Financial services is a term used to refer to the services provided by the finance industry. Financial services is also the term used to describe organizations that deal with the management of money and includes merchant banks, credit card companies, consumer finance companies, government sponsored enterprises, and stock brokerages. Financial services is the largest industry (or industry category) in the world, in terms of earnings; as of 2004, the industry represents 20% of the market capitalization of the S&P 500.

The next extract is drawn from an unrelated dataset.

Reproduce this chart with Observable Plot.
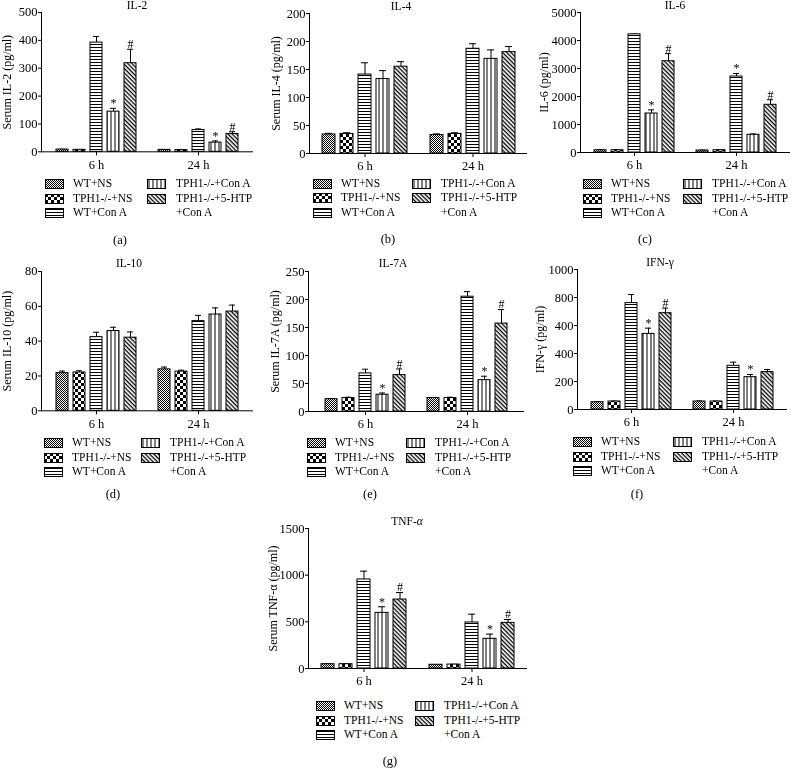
<!DOCTYPE html>
<html><head><meta charset="utf-8">
<script src="https://cdn.jsdelivr.net/npm/d3@7"></script>
<script src="https://cdn.jsdelivr.net/npm/@observablehq/plot@0.6"></script>
<style>
body{margin:0;background:#fff;font-family:"Liberation Serif",serif;color:#000;}
#page{position:relative;width:794px;height:780px;overflow:hidden;background:#fff;}
.t{position:absolute;white-space:nowrap;transform:translate(-50%,-50%);line-height:1;}
.lg{position:absolute;white-space:nowrap;font-size:11.5px;line-height:1;transform:translate(0,-50%);}
.sw{position:absolute;transform:translate(0,-50%);}
#page svg.plot{position:absolute;overflow:visible;will-change:transform;}
</style></head><body>
<svg width="0" height="0" style="position:absolute;left:0;top:0">
<defs>
<pattern id="pat0" width="2" height="2" patternUnits="userSpaceOnUse"><rect width="2" height="2" fill="#fff"/><rect width="1" height="1" fill="#000"/><rect x="1" y="1" width="1" height="1" fill="#000"/></pattern>
<pattern id="pat1" width="6" height="6" patternUnits="userSpaceOnUse"><rect width="6" height="6" fill="#fff"/><rect width="3" height="3" fill="#000"/><rect x="3" y="3" width="3" height="3" fill="#000"/></pattern>
<pattern id="pat2" width="4" height="3" patternUnits="userSpaceOnUse"><rect width="4" height="3" fill="#fff"/><rect y="1" width="4" height="1" fill="#000"/></pattern>
<pattern id="pat3" width="4" height="4" patternUnits="userSpaceOnUse"><rect width="4" height="4" fill="#fff"/><rect x="1.5" width="1" height="4" fill="#000"/></pattern>
<pattern id="pat4" width="3" height="3" patternUnits="userSpaceOnUse" patternTransform="rotate(45)"><rect width="3" height="3" fill="#fff"/><rect width="3" height="1.3" fill="#000"/></pattern>
</defs></svg>
<div id="page"></div>
<script>
// ---------- data ----------
const times = ["6 h", "24 h"];
const groups = ["WT+NS", "TPH1-/-+NS", "WT+Con A", "TPH1-/-+Con A", "TPH1-/-+5-HTP+Con A"];
const legendLabels = [["WT+NS"], ["TPH1-/-+NS"], ["WT+Con A"], ["TPH1-/-+Con A"], ["TPH1-/-+5-HTP", "+Con A"]];
// each array: 6 h (5 groups) then 24 h (5 groups)
const il2Mean = [8, 7, 392, 144, 318, 7, 6, 78, 33, 64];
const il2Sem  = [1, 1, 22, 12, 50, 1, 1, 4, 6, 8];
const il2Sig  = ["", "", "", "*", "#", "", "", "", "*", "#"];
const il2Ticks = [0, 100, 200, 300, 400, 500];
const il2TickLabels = ["0", "100", "200", "300", "400", "500"];

const il4Mean = [34, 35, 141, 133, 155, 33, 35, 187, 169, 181];
const il4Sem  = [2, 2, 21, 15, 9, 2, 2, 9, 16, 10];
const il4Sig  = ["", "", "", "", "", "", "", "", "", ""];
const il4Ticks = [0, 50, 100, 150, 200, 250];
const il4TickLabels = ["0", "50", "100", "150", "200", "200"];

const il6Mean = [80, 80, 4220, 1393, 3260, 70, 80, 2714, 632, 1704];
const il6Sem  = [15, 15, 10, 130, 270, 15, 15, 107, 30, 180];
const il6Sig  = ["", "", "", "*", "#", "", "", "*", "", "#"];
const il6Ticks = [0, 1000, 2000, 3000, 4000, 5000];
const il6TickLabels = ["0", "1000", "2000", "3000", "4000", "5000"];

const il10Mean = [21.6, 22, 42.3, 45.8, 42, 23.8, 22.5, 51.5, 55.3, 57];
const il10Sem  = [1.2, 1, 2.8, 2.2, 3.3, 1.3, 0.8, 3.3, 3.8, 3.7];
const il10Sig  = ["", "", "", "", "", "", "", "", "", ""];
const il10Ticks = [0, 20, 40, 60, 80];
const il10TickLabels = ["0", "20", "40", "60", "80"];

const il7Mean = [22, 24, 68, 30, 65, 24, 24, 205, 56, 157];
const il7Sem  = [1, 1.5, 7.5, 3, 11, 1, 1.5, 9, 7, 25];
const il7Sig  = ["", "", "", "*", "#", "", "", "", "*", "#"];
const il7Ticks = [0, 50, 100, 150, 200, 250];
const il7TickLabels = ["0", "50", "100", "150", "200", "250"];

const ifnMean = [52, 57, 760, 540, 688, 57, 57, 312, 231, 267];
const ifnSem  = [3, 3, 61, 41, 36, 4, 3, 26, 19, 19];
const ifnSig  = ["", "", "", "*", "#", "", "", "", "*", ""];
const ifnTicks = [0, 200, 400, 600, 800, 1000];
const ifnTickLabels = ["0", "200", "400", "400", "800", "1000"];

const tnfMean = [46, 46, 954, 596, 739, 40, 42, 493, 318, 489];
const tnfSem  = [3, 3, 89, 65, 75, 3, 3, 89, 50, 36];
const tnfSig  = ["", "", "", "*", "#", "", "", "", "*", "#"];
const tnfTicks = [0, 500, 1000, 1500];
const tnfTickLabels = ["0", "500", "1000", "1500"];

const titles = ["IL-2", "IL-4", "IL-6", "IL-10", "IL-7A", "IFN-γ", "TNF-<i>α</i>"];
const yLabels = ["Serum IL-2 (pg/ml)", "Serum IL-4 (pg/ml)", "IL-6 (pg/ml)", "Serum IL-10 (pg/ml)", "Serum IL-7A (pg/ml)", "IFN-γ (pg/ml)", "Serum TNF-α (pg/ml)"];
const tags = ["(a)", "(b)", "(c)", "(d)", "(e)", "(f)", "(g)"];

// ---------- layout ----------
const layouts = [
  {ax: 41, right: 253, top: 11.7, zero: 151, ydx: -34, tx: 137, ty: 6, lx0: 45, lx1: 147, ly: 184, gx: 120, gy: 240},
  {ax: 309, right: 527, top: 12.5, zero: 152.5, ydx: -33, tx: 401, ty: 6.5, lx0: 313, lx1: 412, ly: 183.5, gx: 388, gy: 238.5},
  {ax: 580, right: 790, top: 11.7, zero: 151.7, ydx: -36, tx: 675, ty: 6, lx0: 583, lx1: 683, ly: 184, gx: 645, gy: 239},
  {ax: 41, right: 253, top: 270.7, zero: 410, ydx: -34, tx: 129, ty: 264, lx0: 44, lx1: 141, ly: 443, gx: 113, gy: 494},
  {ax: 308, right: 524, top: 270.7, zero: 410.7, ydx: -33, tx: 393, ty: 264, lx0: 307, lx1: 406, ly: 443, gx: 370, gy: 494},
  {ax: 577, right: 787, top: 269, zero: 409, ydx: -37, tx: 660, ty: 263, lx0: 573, lx1: 673, ly: 442, gx: 637, gy: 494},
  {ax: 308, right: 527, top: 528, zero: 668, ydx: -35, tx: 407, ty: 522, lx0: 316, lx1: 415, ly: 706, gx: 390, gy: 761}
];

const panels = [
  {mean: il2Mean, sem: il2Sem, sig: il2Sig, ticks: il2Ticks, labels: il2TickLabels},
  {mean: il4Mean, sem: il4Sem, sig: il4Sig, ticks: il4Ticks, labels: il4TickLabels},
  {mean: il6Mean, sem: il6Sem, sig: il6Sig, ticks: il6Ticks, labels: il6TickLabels},
  {mean: il10Mean, sem: il10Sem, sig: il10Sig, ticks: il10Ticks, labels: il10TickLabels},
  {mean: il7Mean, sem: il7Sem, sig: il7Sig, ticks: il7Ticks, labels: il7TickLabels},
  {mean: ifnMean, sem: ifnSem, sig: ifnSig, ticks: ifnTicks, labels: ifnTickLabels},
  {mean: tnfMean, sem: tnfSem, sig: tnfSig, ticks: tnfTicks, labels: tnfTickLabels}
];

const page = document.getElementById("page");
const patUrls = groups.map((g, i) => `url(#pat${i})`);

function addText(html, x, y, size, cls = "t") {
  const d = document.createElement("div");
  d.className = cls;
  d.style.left = x + "px";
  d.style.top = y + "px";
  if (size) d.style.fontSize = size + "px";
  d.innerHTML = html;
  page.appendChild(d);
}

function addSwatch(i, x, y) {
  const ns = "http://www.w3.org/2000/svg";
  const s = document.createElementNS(ns, "svg");
  s.setAttribute("width", 19); s.setAttribute("height", 10);
  s.setAttribute("class", "sw");
  s.style.left = x + "px"; s.style.top = y + "px";
  const r = document.createElementNS(ns, "rect");
  r.setAttribute("x", 0.5); r.setAttribute("y", 0.5);
  r.setAttribute("width", 18); r.setAttribute("height", 9);
  r.setAttribute("fill", patUrls[i]); r.setAttribute("stroke", "#000");
  s.appendChild(r);
  page.appendChild(s);
}

function addLegend(L) {
  const rowH = 14.5;
  [0, 1, 2].forEach((g, r) => {
    addSwatch(g, L.lx0, L.ly + r * rowH);
    addText(legendLabels[g][0], L.lx0 + 28, L.ly + r * rowH, null, "lg");
  });
  [3, 4].forEach((g, r) => {
    addSwatch(g, L.lx1, L.ly + r * rowH);
    legendLabels[g].forEach((line, k) => addText(line, L.lx1 + 29, L.ly + (r + k) * rowH, null, "lg"));
  });
}

panels.forEach((p, pi) => {
  const L = layouts[pi];
  const rows = [];
  times.forEach((t, ti) => groups.forEach((g, gi) => {
    const i = ti * groups.length + gi;
    rows.push({key: t + "|" + g, group: g, mean: p.mean[i], top: p.mean[i] + p.sem[i], sig: p.sig[i]});
  }));
  const keys0 = groups.map(g => times[0] + "|" + g);
  const keys1 = groups.map(g => times[1] + "|" + g);
  const domain = [...keys0, "gap", ...keys1];
  const mL = 44, mR = 4, mT = 8, mB = 28;
  const width = (L.right - L.ax) + mL + mR;
  const height = (L.zero - L.top) + mT + mB;
  const svg = Plot.plot({
    width, height,
    marginLeft: mL, marginRight: mR, marginTop: mT, marginBottom: mB,
    style: {fontFamily: "Liberation Serif, serif", fontSize: "12.5px", color: "#000", background: "transparent", overflow: "visible"},
    x: {type: "band", domain, paddingInner: 0.29, paddingOuter: 0.68,
        ticks: [keys0[2], keys1[2]], tickFormat: d => d.split("|")[0],
        tickSize: 4, tickPadding: 4, label: null},
    y: {domain: [0, p.ticks[p.ticks.length - 1]], ticks: p.ticks,
        tickFormat: d => p.labels[p.ticks.indexOf(d)],
        tickSize: 3, tickPadding: 1, line: true, label: null},
    color: {type: "ordinal", domain: groups, range: patUrls},
    marks: [
      Plot.ruleX(rows, {x: "key", y1: "mean", y2: "top", stroke: "#000", strokeWidth: 1}),
      Plot.tickY(rows, {x: "key", y: "top", stroke: "#000", strokeWidth: 1, insetLeft: 3, insetRight: 3}),
      Plot.barY(rows, {x: "key", y: "mean", fill: "group", stroke: "#000", strokeWidth: 1}),
      Plot.text(rows.filter(r => r.sig), {x: "key", y: "top", text: "sig", dy: -5, fontSize: 12, fill: "#000"}),
      Plot.ruleY([0], {stroke: "#000", strokeWidth: 1}),
      Plot.text([yLabels[pi]], {frameAnchor: "left", text: d => d, rotate: -90, dx: L.ydx, textAnchor: "middle", fontSize: 12, fill: "#000"})
    ]
  });
  svg.classList.add("plot");
  svg.style.left = (L.ax - mL) + "px";
  svg.style.top = (L.top - mT) + "px";
  page.appendChild(svg);
  addText(titles[pi], L.tx, L.ty, 11.5);
  addLegend(L);
  addText(tags[pi], L.gx, L.gy, 12.5);
});
</script>
</body></html>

History of financial services

The term financial services became more prevalent in the United States partly as a result of the Gramm-Leach-Bliley Act of the late 1980s, which enabled different types of companies in the US financial services industry to merge. Critics of this act say the term financial services attempts to make the unison of these operations sound natural, ignoring the history of problems that have arisen from combining them, such as conflicts of interest and monopolization [citation needed]. Others, noting that many of the restrictions abolished by the Gramm-Leach-Bliley Act had never existed in other countries or had been abolished earlier than in the US, say the term financial services is a natural one, in long term use, which means nothing more than its constituent words [citation needed].

In the USA almost every company now which previously described themselves as a bank, insurance company, or brokerage house, now describes themselves in some way as a financial services institution. Allstate Insurance, for example, now provides CDs and investment brokerage services. Bank of America offers full-featured brokerage products, while E*TRADE has expanded into offering bank accounts and loans. Companies usually have two distinct approaches to this new type of business. One approach would be a bank which simply buys an insurance company or an investment bank, keeps the original brands of the acquired firm, and adds the acquisition to its holding company simply to diversify its earnings. Outside the U.S., e.g., in Japan, non-financial services companies are permitted within the holding company. In this scenario, each company still looks independent, and has its own customers, etc. This is essentially the style of Citigroup and JP Morgan Chase.

In the other style, a bank would simply create its own brokerage division or insurance division and attempt to sell those products to its own existing customers, with incentives for combining all things with one company. This is the style of Washington Mutual and Wells Fargo.